# Physics lab question

1. Dec 18, 2005

### yosup231

I have to do the lab on

http://www.la.mvla.net/Curric/science/APPhysics/labs/mlab7.htm

ive calculated the linear speed, centripetal acceleration, period of rotation, mass oif the toy plane, the length of string, and the radius of rotation but ive calculated everything experimentally. The lab also asks to compare the theoretical values to the experimental values. How do i calculate the theoretical period of rotation.

Last edited by a moderator: Apr 21, 2017
2. Dec 18, 2005

### Staff: Mentor

Apply Newton's 2nd law to the toy plane, realizing that the plane is executing circular motion and thus is centripetally accelerated. (Write the equations for vertical and horizontal forces. Solve them together and you'll be able to calculate the speed in terms of L and R.)

3. Dec 18, 2005

### yosup231

Confused??

maybe im dumb or something because i still have no idea how to THEORETICALLY calculate the period of rotation

4. Dec 18, 2005

### Staff: Mentor

The period depends on the length of the string and the angle it makes (or, in other words, on L and R). Did you do what I suggested above? Once you find the speed (using Newton's 2nd law) you can use it to calculate the period.

There's no single answer, if that's what you are thinking. It depends on how fast the plane moves (which will change the angle).

5. Dec 18, 2005

### yosup231

ugh??

obviously physics isnt my best subject.... assuming the length of the string is .49m and the radius of rotation is .3 m what do i do next to calculate the period (im sure you already told me what to do i just don't understand stand it so if you could put it in laymens terms it would be very appreciated)

6. Dec 18, 2005

### Staff: Mentor

You're going to calculate the speed that the plane must have under those conditions.
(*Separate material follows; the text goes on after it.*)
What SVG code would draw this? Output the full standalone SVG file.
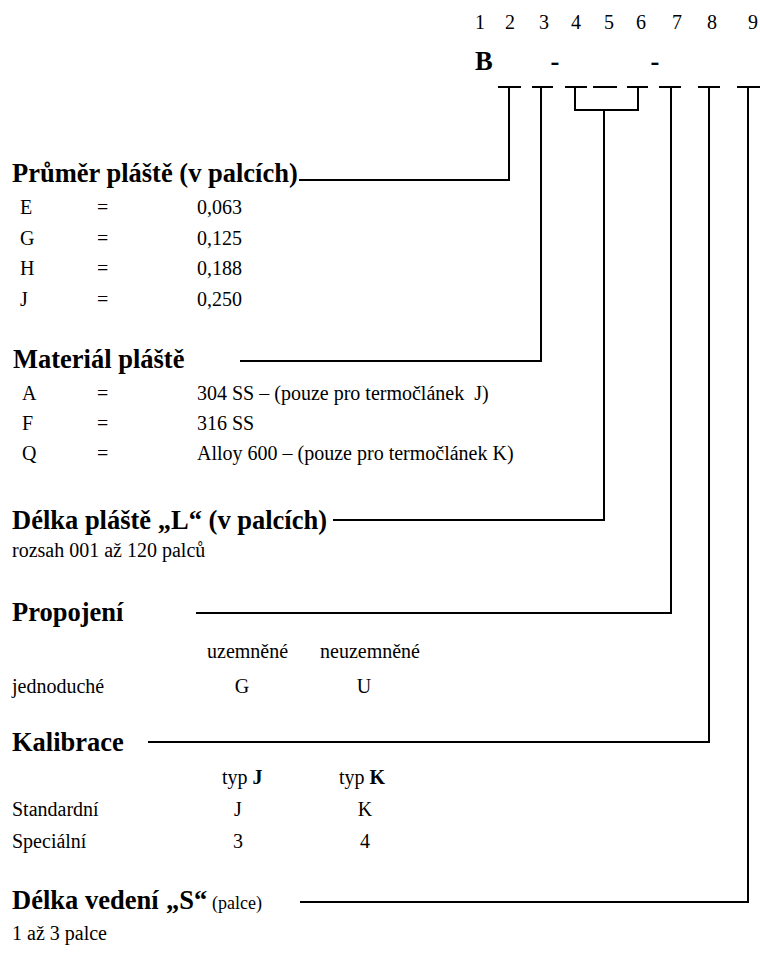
<svg xmlns="http://www.w3.org/2000/svg" width="760" height="956" viewBox="0 0 760 956">
<style>
text{font-family:"Liberation Serif","Times New Roman",serif;fill:#000}
.t{font-size:26.5px;font-weight:bold}
.b{font-size:20px}
.c{text-anchor:middle}
.ln{stroke:#000;stroke-width:2;fill:none}
</style>
<rect width="760" height="956" fill="#fff"/>
<g id="code">
<g class="b c">
<text x="480" y="29">1</text><text x="510" y="29">2</text><text x="544" y="29">3</text><text x="576" y="29">4</text><text x="609" y="29">5</text><text x="641" y="29">6</text><text x="677" y="29">7</text><text x="712" y="29">8</text><text x="753" y="29">9</text>
</g>
<text class="t" x="475" y="70">B</text>
<text class="t c" x="555" y="70">-</text>
<text class="t c" x="655" y="70">-</text>
</g>
<g id="connectors" class="ln">
<path d="M498 87H521M532 87H553M565 87H587M593 87H617M627 87H648M659 87H681M698 87H720M737 87H760"/>
<path d="M509 87V180H299"/>
<path d="M541 87V361H240"/>
<path d="M575 87V110H638V87M604 110V520H333"/>
<path d="M671 87V613H196"/>
<path d="M709 87V742H148"/>
<path d="M748 87V902H300"/>
</g>
<g id="prumer">
<text class="t" x="12" y="182">Průměr pláště (v palcích)</text>
<g class="b">
<text x="20" y="214">E</text><text x="97" y="214">=</text><text x="197" y="214">0,063</text>
<text x="20" y="245">G</text><text x="97" y="245">=</text><text x="197" y="245">0,125</text>
<text x="20" y="275">H</text><text x="97" y="275">=</text><text x="197" y="275">0,188</text>
<text x="20" y="306">J</text><text x="97" y="306">=</text><text x="197" y="306">0,250</text>
</g>
</g>
<g id="material">
<text class="t" x="13" y="368">Materiál pláště</text>
<g class="b">
<text x="22" y="400">A</text><text x="97" y="400">=</text><text x="197" y="400">304 SS – (pouze pro termočlánek <tspan dx="5">J)</tspan></text>
<text x="22" y="430">F</text><text x="97" y="430">=</text><text x="197" y="430">316 SS</text>
<text x="22" y="460">Q</text><text x="97" y="460">=</text><text x="197" y="460">Alloy 600 – (pouze pro termočlánek K)</text>
</g>
</g>
<g id="delka-plaste">
<text class="t" x="12" y="529">Délka pláště „L“ (v palcích)</text>
<text class="b" x="12" y="557">rozsah 001 až 120 palců</text>
</g>
<g id="propojeni">
<text class="t" x="12" y="621">Propojení</text>
<g class="b">
<text x="207" y="658">uzemněné</text><text x="320" y="658">neuzemněné</text>
<text x="12" y="693">jednoduché</text>
<text class="c" x="242" y="693">G</text><text class="c" x="364" y="693">U</text>
</g>
</g>
<g id="kalibrace">
<text class="t" x="12" y="751">Kalibrace</text>
<g class="b">
<text x="222" y="784">typ <tspan font-weight="bold">J</tspan></text>
<text x="339" y="784">typ <tspan font-weight="bold">K</tspan></text>
<text x="12" y="816">Standardní</text>
<text class="c" x="238" y="816">J</text><text class="c" x="365" y="816">K</text>
<text x="12" y="848">Speciální</text>
<text class="c" x="238" y="848">3</text><text class="c" x="365" y="848">4</text>
</g>
</g>
<g id="delka-vedeni">
<text class="t" x="12" y="909">Délka vedení <tspan x="166">„S“</tspan><tspan font-size="18px" font-weight="normal" x="212">(palce)</tspan></text>
<text class="b" x="12" y="940">1 až 3 palce</text>
</g>
</svg>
(1) Identify all the forces on the plane (there are only two)
(2) Apply Newton's 2nd law to the vertical and horizontal components of the forces.

Don't forget that the acceleration is centripetal. (What's the formula for the centripetal acceleration in terms of radius and speed?)

You'll solve those two equations to find the speed of the plane. Then use that to solve for the period, which is just the time it takes the plane to make one pass around the circumference of the circle.

7. Dec 18, 2005

### yosup231

ok so...

1.the two forces on the plane are weight and tension
2 f=ma
3 centripetal acceleration is m(v^2)/r

im not sure how to solve these equations since i dont know what the velocity is

8. Dec 18, 2005

### Staff: Mentor

So far, so good. Now find the vertical and horizontal components of the forces (draw yourself a diagram) and apply F = ma to each direction.

When you solve the equations, you'll find the speed.

9. Dec 18, 2005

### yosup231

umm

well i think the force of weight is only vertical so when the formula f=ma is used you get (.0515kg)(-9.8m/s^2)=-.5047N

and for the tension imnot sure i know the length of the string is .49 m and the radius is .3m but im not exactly sure what to do with them since it forms an angle of 30 would it .3sin30=.15N and .49cos30=.424N

10. Dec 18, 2005

### Staff: Mentor

Don't be too quick to plug in numbers; just use symbols until the last step.

The weight of the plane = mg.
Call the tension T; find the vertical and horizontal components in terms of sines and cosines.

What must the vertical forces add to?
What must the horizontal forces add to?

11. Dec 18, 2005

### yosup231

ok...

well i think what i said was right then for the weight and then for the tension would it be the vertical tension equals the Ft times cos(angle) and then the horizontal tension equals the ft times sin angle???

12. Dec 18, 2005

### yosup231

??

what should i do?

13. Dec 18, 2005

### yosup231

confused

If anyone can help me, it would be greatly appreciated.

Last edited: Dec 18, 2005
14. Dec 22, 2005

### joex444

uniform circular motion, so the plane doesn't descend. Therefore, vertical acceleration is 0. So, your weight is all vertical, and since acceleration vertical has to be 0, the Ty = -mg. Now, on the string there is a vertical and, well, let's say horizontal (perhaps tangential is a better term?), components of it. You already solved for Ty, and if you knew the angle the plane makes with the axis of rotation you could find Tx, from which you can find Ax, and since $$a=\frac{v^2}{R}$$ the speed of the plane. Hoping this helps...